Auntie SparkNotes: My Mom Texts Way Too Much
I'm 26 years old. I live on my own, I'm engaged to a guy my parents love, and I've always been a very responsible person. However, my mother is extremely overprotective and always has been. I've hit my breaking point with it. She texts/calls me at least 3 times a day (when I get home to make sure I'm safe, then at some point at night, and then she has me text her when I wake up). If I tell her I'm at a party or something, she wants to know when I'll be home and makes me call her when I'm home.
This isn't normal.
I need space, and I need to find a way of telling her that her behavior is unhealthy for both of us. I feel bad because she's a great person, but she doesn't have any hobbies or anything and I think it makes her focus on me too much. I hate the idea of hurting her feelings, but I can't deal with this anymore. I don't mean to sound ungrateful for how much she loves me, but she's not going about it the right way. Anyone my age shouldn't need to text their parents every single day and when I've tried to tell her that, she laughs at me or gets upset. I don't know what to do.
How do I have this conversation with her?

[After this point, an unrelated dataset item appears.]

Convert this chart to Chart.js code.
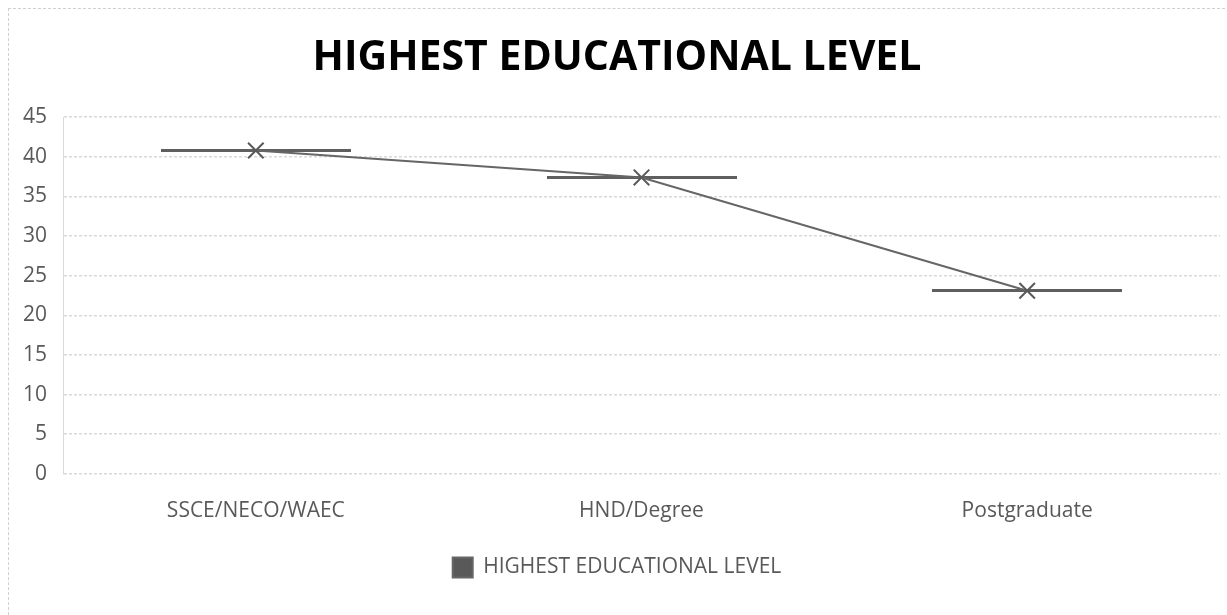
<!DOCTYPE html>
<html>
<head>
<meta charset="utf-8">
<script src="https://cdn.jsdelivr.net/npm/chart.js@4/dist/chart.umd.min.js"></script>
<style>
  html, body { margin: 0; padding: 0; background: #fff; overflow: hidden; }
  #frame { position: absolute; left: 8px; top: 8px; width: 1240px; height: 640px; border: 1px dashed #d0d0d0; }
  #wrap { position: absolute; left: 0; top: 0; width: 1233px; height: 615px; }
</style>
</head>
<body>
<div id="frame"></div>
<div id="wrap"><canvas id="educationChart"></canvas></div>
<script>
const categories = ['SSCE/NECO/WAEC', 'HND/Degree', 'Postgraduate'];
const levelValues = [40.8, 37.4, 23.1];
const yTicks = [0, 5, 10, 15, 20, 25, 30, 35, 40, 45];
const seriesName = 'HIGHEST EDUCATIONAL LEVEL';

document.addEventListener('DOMContentLoaded', function () {
    const ctx = document.getElementById('educationChart').getContext('2d');
    const grey = '#595959';

    // marker for the horizontal dash drawn at each value
    const dash = document.createElement('canvas');
    dash.width = 190;
    dash.height = 3;
    const dctx = dash.getContext('2d');
    dctx.fillStyle = '#5f5f5f';
    dctx.fillRect(0, 0, 190, 3);

    const educationChart = new Chart(ctx, {
        type: 'line',
        data: {
            labels: categories,
            datasets: [{
                label: seriesName,
                data: levelValues,
                borderColor: '#666666',
                backgroundColor: grey,
                borderWidth: 2,
                pointStyle: 'crossRot',
                pointRadius: 11,
                pointHoverRadius: 11,
                pointBorderWidth: 2,
                pointBorderColor: grey,
                fill: false,
                order: 1
            }, {
                label: 'dash',
                data: levelValues,
                showLine: false,
                pointStyle: dash,
                pointRadius: 1,
                pointHoverRadius: 1,
                order: 2
            }]
        },
        options: {
            responsive: true,
            maintainAspectRatio: false,
            animation: false,
            layout: { padding: { left: 8, right: 7, top: 8, bottom: 27 } },
            plugins: {
                title: {
                    display: true,
                    text: seriesName,
                    color: '#000',
                    font: { family: 'Open Sans', size: 41, weight: 'bold' },
                    padding: { top: 26, bottom: 34 }
                },
                legend: {
                    position: 'bottom',
                    labels: {
                        filter: function (item) { return item.datasetIndex === 0; },
                        boxWidth: 20,
                        boxHeight: 20,
                        color: grey,
                        font: { family: 'Open Sans', size: 21 },
                        padding: 16
                    }
                },
                tooltip: { enabled: false }
            },
            scales: {
                x: {
                    offset: true,
                    grid: { display: false },
                    border: { display: false },
                    ticks: {
                        color: grey,
                        font: { family: 'Open Sans', size: 21 },
                        padding: 17
                    }
                },
                y: {
                    min: 0,
                    max: 45,
                    afterBuildTicks: function (scale) {
                        scale.ticks = yTicks.map(v => ({ value: v }));
                    },
                    afterFit: function (scale) { scale.width = 55; },
                    grid: { color: '#d9d9d9', lineWidth: 1.5, drawTicks: false },
                    border: { display: true, color: '#d9d9d9', dash: [3, 2] },
                    ticks: {
                        color: grey,
                        font: { family: 'Open Sans', size: 21 },
                        padding: 16
                    }
                }
            }
        }
    });
});
</script>
</body>
</html>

Oh, that's easy: you don't. Because the time for conversation is long since past, my darling Sparkler. What you need now is more along the lines of a proclamation. An announcement. A fiat in the name of autonomous personhood, because you are TWENTY-SIX YEARS OLD and THIS IS COMPLETELY INSANE. Your mom's expectations are unreasonable, inappropriate, and holding you both in a profoundly unhealthy pattern that (you're right!) doesn't serve either of you. It's not just that you should be able to live your life without checking in with mommy multiple times per day; indulging her anxious impulse to check up on you at all times isn't good for her, either.
In short, there is no discussion to be had. There are only boundaries to be drawn.
Here's how you do that:
1. Tell your mom you appreciate that she loves you, and you understand that this is going to be hard.
2. HOWEVER: this is an unhealthy pattern, and it has to stop now. You need to live your life free from parental supervision, and your mom needs to trust that she raised you to do that, and leave you to it.
3. From now on, you will call her at reasonable, regular intervals not to check in, but to catch up — because that's what adults do. To begin with, you should set a schedule: 1-2 times a week, same day, same time.
4. Finally: From now on, she is not to contact you unless it's an emergency. And if she does contact you outside the agreed-upon schedule, you will
a) Ask her if it's an emergency, and then
b) Unless the answer is a legitimate "yes," then you'll say, "Then I'm hanging up now, and will talk to you on Sunday at the usual time." (At which point you hang up and ignore any further calls/texts.)
All in your own words, of course. What matters is that you set this boundary, and calmly enforce it no matter how much your mom stomps or pouts or laughs or cries or generally tries to railroad you—which, for the record, she almost certainly will. People with control issues do not respond well when someone else takes the reins, even when those reins desperately need to be taken… or in your case, should've been surrendered to you ages ago. (I notice that you haven't mentioned your dad's feelings about all this, but if he, too, understands that your mom's behavior is untenable, then maybe he can help you redraw the lines.) For the most part, it'll be up to you to hold firm while Mom adjusts to this new normal... and probably to stand your ground while your mom tries to redefine the word "emergency" to include a whole bunch of scenarios that are nothing of the sort. For instance: "I get anxious when I don't talk to you every day!" is not an emergency that requires your involvement; it's a problem your mom has to learn to cope with on her own.
I'll tell you right now: this isn't going to be fun. But then again, neither is having to phone your mom three times a day just to let her know you're still breathing. And while the constant checking-in just reinforces your mom's control-freaky tendencies and ensures that she'll keep them up in perpetuity, the act of setting boundaries, while frustrating, will eventually reward you with the freedom you crave.